Banyak budaya dan komunitas yang menceritakan berbagai mitos tentang makhluk halus yang menyerupai seorang perempuan. Mulai dari budaya-budaya di Asia Tenggara yang kerap kali menceritakan tentang Kuntilanak atau sosok yang serupa di berbagai mitosnya, hingga budaya Arab yang menceritakan sosok Umm Al-Duwais. Di budaya-budaya tersebut, perempuan lebih sering diasosiasikan dengan kelembutan dan sifat yang mengayomi. Maka mengapa hantu yang bersosok seperti seorang perempuan menjadi sebuah hal yang lazim?

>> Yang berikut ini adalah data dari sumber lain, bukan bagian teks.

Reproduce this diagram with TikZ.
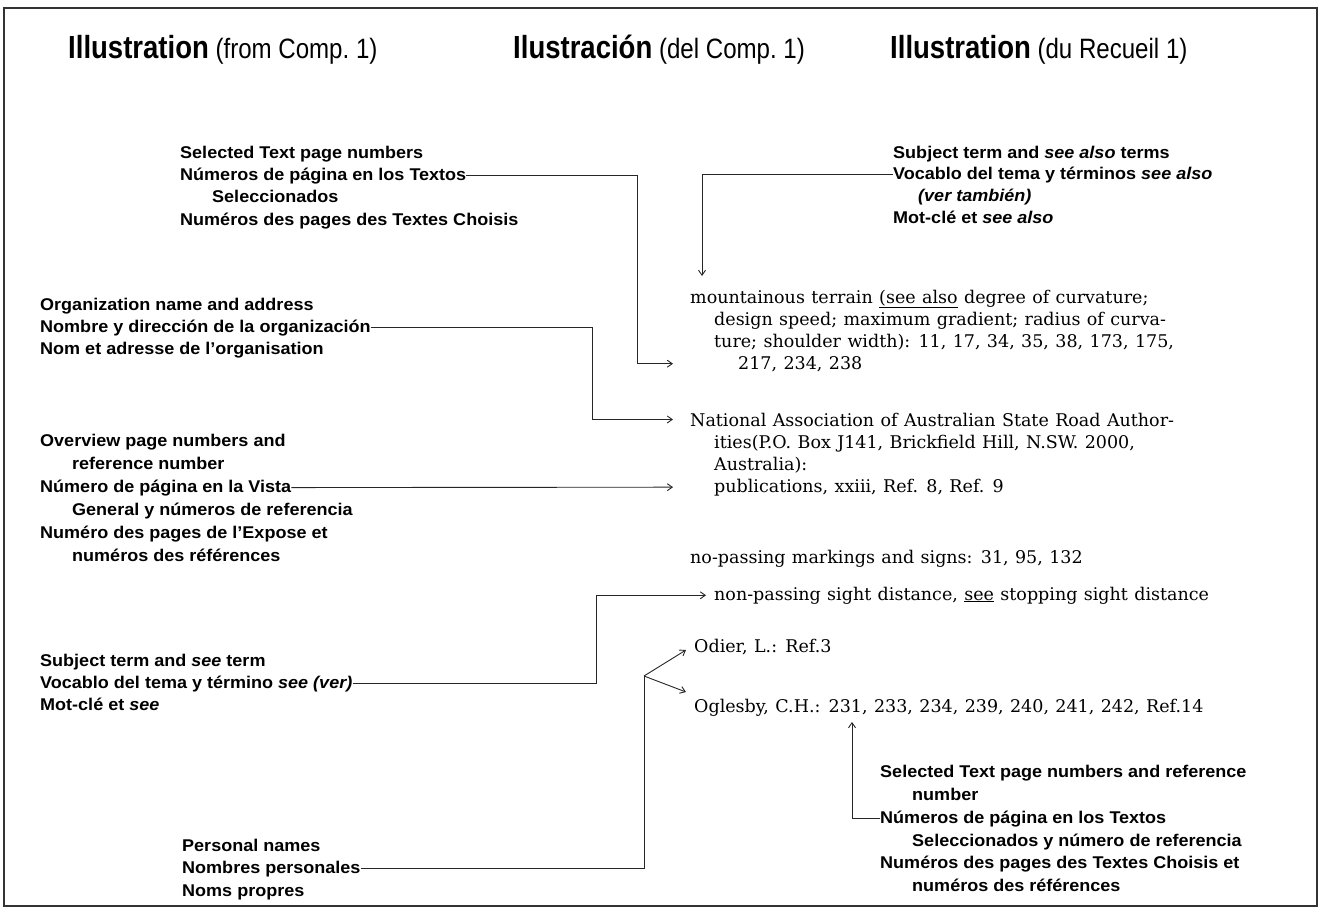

Menurut sejumlah sosiolog, sejarawan dan antropolog, sosok hantu perempuan seringkali menjadi sebuah momok bagi masyarakat yang memiliki stigma terhadap suatu ketidakmampuan yang seringkali diasosiasikan pada perempuan. Contohnya Kuntilanak merupakan representasi mitologis dari seorang perempuan yang tidak dapat melahirkan seorang anak dengan selamat – suatu ketidakmampuan perempuan yang sangat tidak diinginkan oleh para perempuan di budaya Asia Tenggara. Sama halnya dengan Umm Al-Duwais, hantu vampir yang sering menyamar sebagai seorang pelacur cantik agar dapat memikat para lelaki yang kerap kali menjadi mangsa kesukaannya.
Dengan merepresentasikan para perempuan dengan ketidakmampuan yang sangat tidak diinginkan sebagai hantu-hantu yang mengerikan, budaya atau komunitas tersebut menciptakan rasa takut atas tidak terpenuhinya berbagai standar yang ada di masyarakat. Ditambah lagi, dengan adanya budaya patriarkis dalam sistem komunitas mereka yang cenderung tidak menghargai perempuan selayaknya mereka menghargai seorang lelaki. Rasa takut terhadap sosok hantu tersebut diwariskan turun temurun hingga hari ini – seperti adanya tabu terkait mengucapkan nama Kuntilanak. Meskipun asal-muasal ketakutan tersebut sering terlupakan, namun mitos tentang makhluk tersebut masih dipercayai sebagian besar masyarakat.
Dan walaupun stigma sosial silih berganti sejalan dengan waktu, masihkah ada stigma sosial kontemporer yang juga memunculkan mitos hantu seperti mitos-mitos hantu perempuan?